*TASK OBJECTIVE*. Print the material below exactly as it stands, please, from its first line to the line holding "plt.rcParams['font.family'] = ['Liberation", with no pictures.
§ §
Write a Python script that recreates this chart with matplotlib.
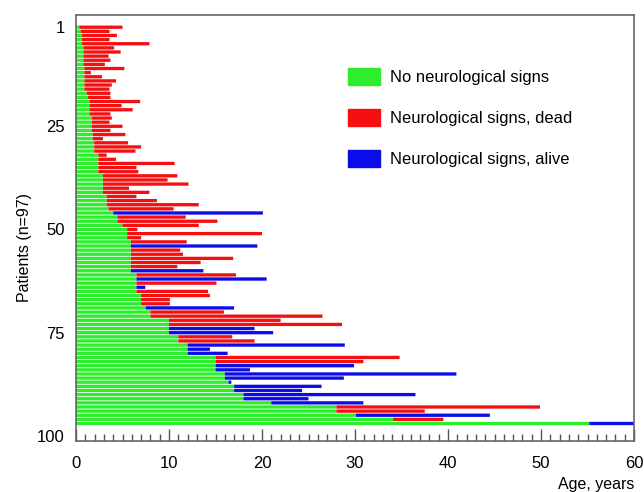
import numpy as np
import matplotlib
matplotlib.use("Agg")
import matplotlib.pyplot as plt
from matplotlib.patches import Patch
from matplotlib.ticker import MultipleLocator

plt.rcParams['font.family'] = ['Liberation Sans', 'DejaVu Sans']

# age (years) when neurological signs appeared, one value per patient
onset = [0.35, 0.5, 0.65, 0.65, 0.65, 0.8, 0.8, 0.8, 0.8, 0.8,
         0.9, 0.9, 0.9, 0.9, 0.9, 0.9, 1.15, 1.3, 1.45, 1.45,
         1.45, 1.45, 1.7, 1.7, 1.7, 1.7, 1.8, 1.8, 1.95, 1.95,
         1.95, 2.4, 2.4, 2.4, 2.4, 2.4, 2.9, 2.9, 2.9, 2.9,
         2.9, 3.3, 3.3, 3.3, 3.5, 4.0, 4.45, 4.45, 5.0, 5.5,
         5.5, 5.5, 5.9, 5.9, 5.9, 5.9, 5.9, 5.9, 5.9, 5.9,
         6.5, 6.5, 6.5, 6.5, 6.5, 7.0, 7.0, 7.0, 7.5, 8.0,
         8.0, 10.0, 10.0, 10.0, 10.0, 11.0, 11.0, 12.0, 12.0, 12.0,
         15.0, 15.0, 15.0, 15.0, 16.0, 16.0, 16.4, 17.0, 17.0, 18.0,
         18.0, 21.0, 28.0, 28.0, 30.1, 34.1, 55.2]

# age at death or at last follow-up
last_age = [5.0, 3.6, 4.4, 3.6, 7.9, 4.1, 4.8, 3.5, 3.7, 3.1,
            5.2, 1.6, 2.8, 4.3, 3.85, 3.6, 3.7, 3.7, 6.9, 4.9,
            6.1, 3.7, 3.85, 3.6, 5.0, 3.7, 5.3, 2.9, 5.6, 7.0,
            6.4, 3.3, 4.3, 10.6, 6.5, 6.7, 10.9, 9.85, 12.1, 5.7,
            7.9, 6.5, 8.7, 13.2, 10.5, 20.1, 11.8, 15.2, 13.2, 6.6,
            20.0, 7.0, 11.9, 19.5, 11.2, 11.5, 16.9, 13.4, 10.9, 13.7,
            17.2, 20.5, 15.1, 7.45, 14.2, 14.4, 10.1, 10.1, 17.0, 15.9,
            26.5, 22.0, 28.6, 19.2, 21.2, 16.8, 19.2, 28.9, 14.4, 16.3,
            34.8, 30.9, 29.9, 18.7, 40.9, 28.8, 16.7, 26.4, 24.3, 36.5,
            25.0, 30.9, 49.9, 37.5, 44.5, 39.5, 60.0]

# patients still alive (1-based row numbers), all others dead
alive_rows = [46, 54, 60, 62, 64, 69, 74, 75, 78, 79, 80, 83, 84, 85,
              86, 87, 88, 89, 90, 91, 92, 95, 97]

ytick_vals = [1, 25, 50, 75, 100]
xtick_vals = [0, 10, 20, 30, 40, 50, 60]

GREEN = '#2cee2c'
RED = '#f41010'
BLUE = '#0c0ce8'

onset = np.array(onset)
last_age = np.array(last_age)
patients = np.arange(1, len(onset) + 1)
colors = [BLUE if p in alive_rows else RED for p in patients]

fig = plt.figure(figsize=(6.44, 4.92), dpi=100)
ax = fig.add_axes([76 / 644, 1 - 441 / 492, 558 / 644, 426 / 492])

# green = time without signs, then red/blue up to death / last visit
ax.barh(patients, onset, height=0.8, color=GREEN, linewidth=0, snap=False)
ax.barh(patients, last_age - onset, left=onset, height=0.8, color=colors,
        linewidth=0, snap=False)

ax.set_xlim(0, 60)
ax.set_ylim(101.24, -1.96)

ax.set_xticks(xtick_vals)
ax.xaxis.set_minor_locator(MultipleLocator(1))
ax.tick_params(axis='x', which='major', direction='in', length=9, width=1,
               color='#555555', labelsize=12, pad=11)
ax.tick_params(axis='x', which='minor', direction='in', length=5, width=1,
               color='#555555')
ax.set_yticks(ytick_vals)
ax.tick_params(axis='y', length=0, labelsize=12, pad=8)

for s in ax.spines.values():
    s.set_color('#666666')
    s.set_linewidth(1.2)

ax.set_xlabel("Age, years", fontsize=11.5, ha='right')
ax.xaxis.set_label_coords(1.0, -0.085)
ax.set_ylabel("Patients (n=97)", fontsize=11.5)
ax.yaxis.set_label_coords(-0.079, 0.454)

handles = [Patch(color=GREEN, label="No neurological signs"),
           Patch(color=RED, label="Neurological signs, dead"),
           Patch(color=BLUE, label="Neurological signs, alive")]
fig.legend(handles=handles, loc='upper left', bbox_to_anchor=(348 / 644, 1 - 68 / 492),
           frameon=False, fontsize=11.9, handlelength=1.95, handleheight=1.22,
           handletextpad=0.61, labelspacing=1.45, borderpad=0, borderaxespad=0)

fig.savefig("out.png", dpi=100)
§ §
*RESPONSE FOR THIS EXERCISE*.
Write a Python script that recreates this chart with matplotlib.
import numpy as np
import matplotlib
matplotlib.use("Agg")
import matplotlib.pyplot as plt
from matplotlib.patches import Patch
from matplotlib.ticker import MultipleLocator

plt.rcParams['font.family'] = ['Liberation Sans', 'DejaVu Sans']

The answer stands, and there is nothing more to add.